For one thing, there would be legal difficulties. By international treaty every country has to require its vessels to do what they can to rescue those in danger of being lost at sea. This applies even to those cynically abusing the rule by engaging, like many Channel migrants, in moral blackmail by deliberately endangering themselves and then demanding to be picked up. There is also grave doubt about the right of UK government vessels who have picked up would-be migrants to enter French territorial waters with a view to forcibly landing a bevy of unwilling passengers on the French coast. This is just the start of a long list of legal hurdles.

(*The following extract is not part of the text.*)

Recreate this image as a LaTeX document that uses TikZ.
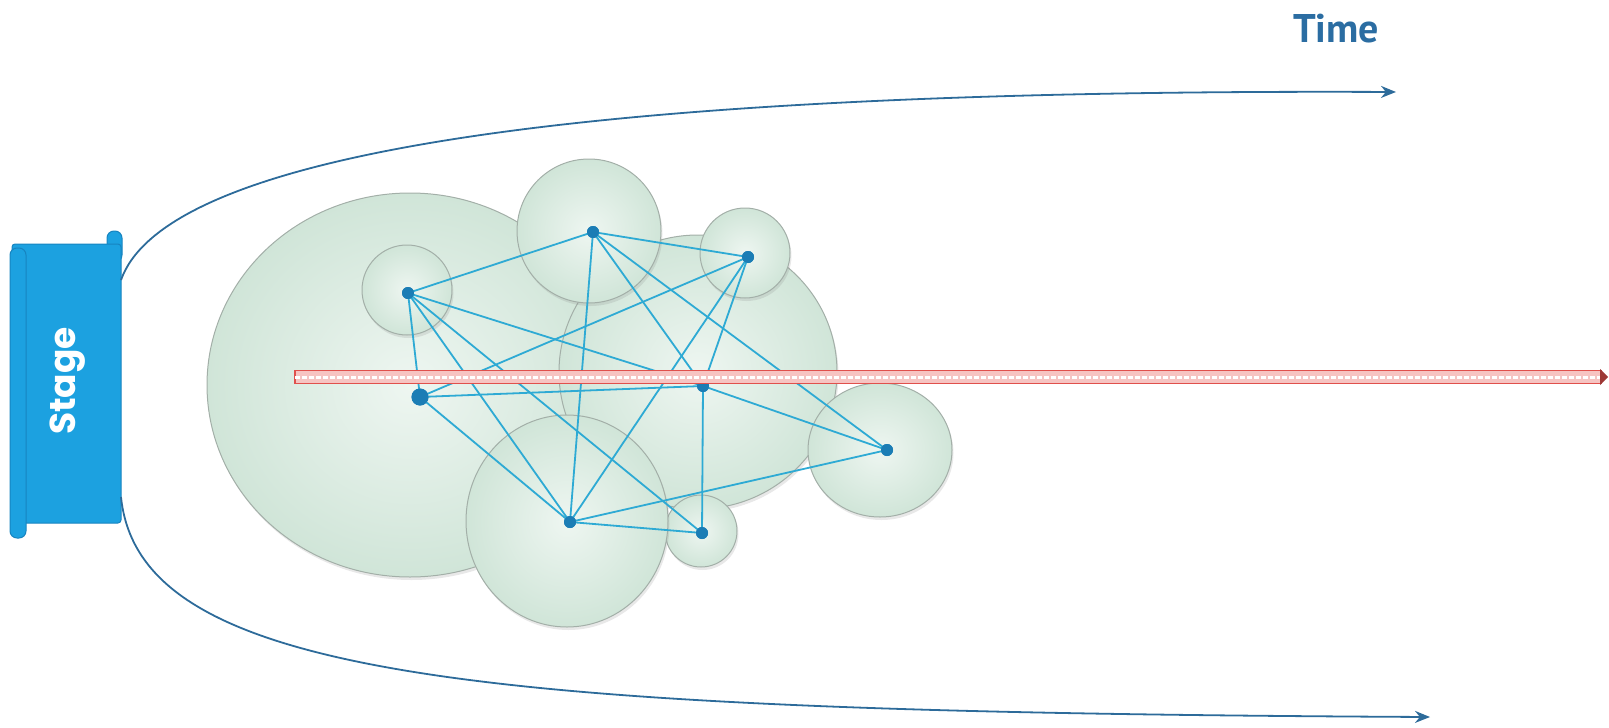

The real difficulty, however, is practical. The US has it fairly easy, because illegals largely arrive by land. They can be be physically stopped at the border fence by the police and military, and if they do get through they can be returned by land (or flown back across the border). By contrast, in the UK illegal migrants arrive mainly by sea. You can’t just put up a fence in the middle of the Channel. 

As it is, the Royal Navy is short of ships, men and money. It almost certainly does not have the resources to patrol the Channel in a never-ending search for overloaded dinghies heading north. But leave that aside for a moment. Here’s the next poser: what is a Navy cutter meant to do when it finds a migrant boat? Sinking it is unthinkable. Pushing an unseaworthy inflatable a dozen miles or more through choppy seas to the French coast is probably not a practical proposition. Forcibly embarking passengers who do not wish to be returned to France is a tall order logistically: sailing there with up to 100 desperate and possibly mutinous foreigners on board and then compelling them to disembark, a yet taller one.

Deploying the Navy, in short, is a desperate solution that will not work. But this does not mean that the problem is insoluble. With Britain the real difficulties lie in the combination of human rights laws and lax practices that make it very difficult to dislodge illegal migrants once they get here. What we need is ways to avoid being thus presented with a fait accompli. And they may well exist.

First, it is unusually easy in the UK for those not entitled to work here to disappear into the grey economy. This needs to be stopped. One solution might be to require every irregular arrival, without exception, to provide fingerprints, and then mandate that all employers, on pain of a very dissuasive penalty, demand a fingerprint which can be compared with a database of irregular migrants.

Secondly, there is much to be said for reversing the present system requiring applicants for asylum to be in the UK, and instead insisting on as many claims as possible being made from abroad (as some other countries, such as Hungary, do). If we said that asylum claims were presumptively paused so long as a person was here without any right to be, this would provide a wholesome incentive not to migrate first and make difficulties later.

Trump has still done this country a service

Third, some legal protections for unlawful migrants could do with rethinking. Currently, for example, the ECHR entitles them, however undeserving they may be, to state protection from destitution, and hence to support. It also makes difficult their deportation to countries where their human rights might be endangered. The Modern Slavery Act provides a further perverse incentive (and something of a back-door right of entry) by making it difficult to remove any victim: reports are that in the last six months, applications to prevent deportation on this basis have mushroomed. 

True, at present Keir Starmer and Attorney General Lord Hermer regard the ECHR, the Refugee Convention and laws such as the Modern Slavery Act as the next best thing to Holy Writ. But sooner or later one suspects that whatever they say the government will have to admit the unthinkable: not even human rights and similar laws can be seen as beyond argument where the interests of the British people are at stake.

Trump may be wrong about sending in the Navy. But he has still done this country a service by saying what the ruling class refuse to say. The migration crisis demands unsentimental and possibly unpalatable measures. If only for that, Mr President, we are grateful to you.